The torii gate at Nonomiya Shrine is black. Not the familiar vermilion of a thousand postcards, but the dark, rough texture of unbarked oak -- a style so ancient and so difficult to maintain that this is said to be the only surviving example of its kind in Japan. The gate, called a kuroki torii, must traditionally be replaced every three years because unstripped wood decays quickly. That impermanence is fitting, because the shrine itself was once impermanent. In the Heian period, Nonomiya -- the 'Shrine in the Fields' -- was not a fixed place. Each time a new emperor ascended the throne and an imperial princess was selected to serve as the Saio, the sacred representative of the imperial family at the great Ise Shrine, the location of Nonomiya was determined fresh by divination. The shrine existed to prepare her, and when her preparation ended, it moved.
The Saio system was one of the most solemn institutions of Heian-era Japan. When a new emperor took power, an unmarried imperial princess or woman of the royal bloodline was chosen to serve as his representative at Ise Shrine, the most sacred Shinto site in the country, located in what is now Mie Prefecture. Before making the long journey to Ise, the selected princess spent a year or more at Nonomiya, undergoing elaborate purification rituals. The shrine sat deliberately outside the capital, in the open fields and forests west of Kyoto -- its name literally means 'shrine of the fields.' The separation was intentional: the princess needed to leave the world of court politics and human attachments behind before she could enter sacred service. Contemporary annual processions still recreate the scene of the Saio's departure, starting from the shrine and processing as far as the Togetsukyo Bridge in Arashiyama.
Nonomiya Shrine would have remained a footnote of Heian ritual practice were it not for one of the greatest novels ever written. In the tenth chapter of the Tale of Genji, composed around the year 1000 by the court lady Murasaki Shikibu, the shrine becomes the setting for a scene of devastating emotional complexity. Lady Rokujo, one of Prince Genji's lovers, is staying at Nonomiya with her daughter, who has been appointed as the new Ise priestess. Rokujo has come partly to escape her jealousy and the humiliations of competing for Genji's attention. Genji travels to the shrine for a final visit, passing through the brushwood fences and the black torii under moonlight. She resolves to leave for Ise with her daughter, and the shrine becomes the stage for their bittersweet farewell. The scene inspired the Noh play 'Nonomiya' by the great dramatist Zeami, in which a priest encounters a mysterious woman who retells the story of Rokujo's heartbreak.
The institution of the Saio was abolished during the era of Emperor Go-Daigo in the early fourteenth century. Without imperial princesses to purify, the moveable shrine had no reason to move. But rather than disappearing, Nonomiya remained where it last stood, beside the bamboo groves of Sagano in Arashiyama. Recognizing its historical and spiritual significance, later emperors ensured its survival.

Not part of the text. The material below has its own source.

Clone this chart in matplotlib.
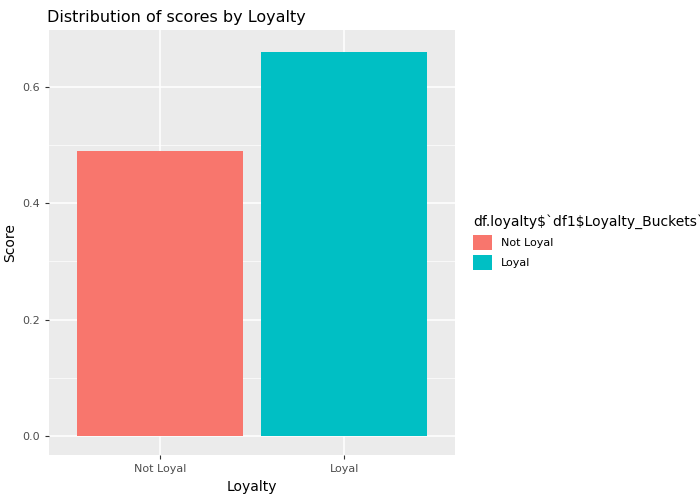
import numpy as np
import matplotlib.pyplot as plt
from matplotlib.patches import Patch

plt.rcParams['text.parse_math'] = False

# data
categories = ['Not Loyal', 'Loyal']
scores = [0.489, 0.659]
colors = ['#F8766D', '#00BFC4']

fig = plt.figure(figsize=(7, 5), dpi=100)
ax = fig.add_axes([0.07, 0.09, 0.58, 0.85])
ax.set_facecolor('#EBEBEB')

x = np.arange(1, len(categories) + 1)
ax.bar(x, scores, width=0.9, color=colors, zorder=3)

ax.set_xlim(0.4, 2.6)
ax.set_ylim(-0.0326, 0.697)
ax.set_yticks([0.0, 0.2, 0.4, 0.6])
ax.set_yticklabels(['0.0', '0.2', '0.4', '0.6'])
ax.set_yticks([0.1, 0.3, 0.5], minor=True)
ax.set_xticks(x)
ax.set_xticklabels(categories)
ax.grid(True, which='major', color='white', linewidth=1.1, zorder=0)
ax.grid(True, which='minor', axis='y', color='white', linewidth=0.5, zorder=0)
for s in ax.spines.values():
    s.set_visible(False)
ax.tick_params(which='major', colors='#333333', labelcolor='#4D4D4D', labelsize=8, length=3)
ax.tick_params(which='minor', length=0)

ax.set_xlabel('Loyalty', fontsize=10)
ax.set_ylabel('Score', fontsize=10)
ax.set_title('Distribution of scores by Loyalty', loc='left', fontsize=11.5, x=-0.005)

handles = [Patch(facecolor=c, label=l) for c, l in zip(colors, categories)]
leg = ax.legend(handles=handles, title='df.loyalty$`df1$Loyalty_Buckets`',
                loc='center left', bbox_to_anchor=(1.02, 0.5), frameon=False,
                fontsize=8, title_fontsize=10, handlelength=1.7, handleheight=1.7,
                alignment='left')
fig.savefig('out.png')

Emperor Go-Nara in the sixteenth century and Emperor Nakamikado in the eighteenth century both sent orders through the nearby imperial temple of Daikaku-ji to maintain the shrine. What had once been a temporary waystation became a permanent fixture -- a shrine dedicated to love, marriage, and safe childbirth, drawing visitors who pray for romantic success in the shadow of Genji's most melancholy scene.
Today, Nonomiya Shrine sits within the most visited stretch of Arashiyama's famous bamboo grove. The soaring stalks of moso bamboo form a natural corridor that channels visitors toward the shrine's distinctive black gate. The kuroki torii, now made of synthetic material that simulates the look of unbarked wood, preserves the aesthetic of the original while solving the problem of constant replacement. Inside the low brushwood fences, the grounds are intimate and shaded, a stark contrast to the grand vermilion complexes of Kyoto's larger shrines. Nobel laureate Yasunari Kawabata wrote about Nonomiya in his novel 'The Old Capital,' drawn to the same quality that Murasaki Shikibu captured a millennium earlier: the feeling of a place poised between the sacred and the human, between permanence and departure, between the forest and the world beyond it.
Located at 35.018°N, 135.674°E in the Arashiyama district of western Kyoto, within the Sagano bamboo grove. The shrine grounds are small and hidden beneath dense bamboo canopy, making them invisible from altitude, but the broader Arashiyama area is recognizable by the Togetsukyo Bridge crossing the Katsura River and the Hozu River gorge cutting into the mountains to the west. Osaka Itami Airport (RJOO) lies approximately 25 nautical miles southwest. Kansai International Airport (RJBB) is roughly 55 nautical miles south. Best appreciated as part of the larger Arashiyama landscape at 3,000-5,000 feet AGL, where the transition from Kyoto's urban grid to the forested western mountains is dramatic.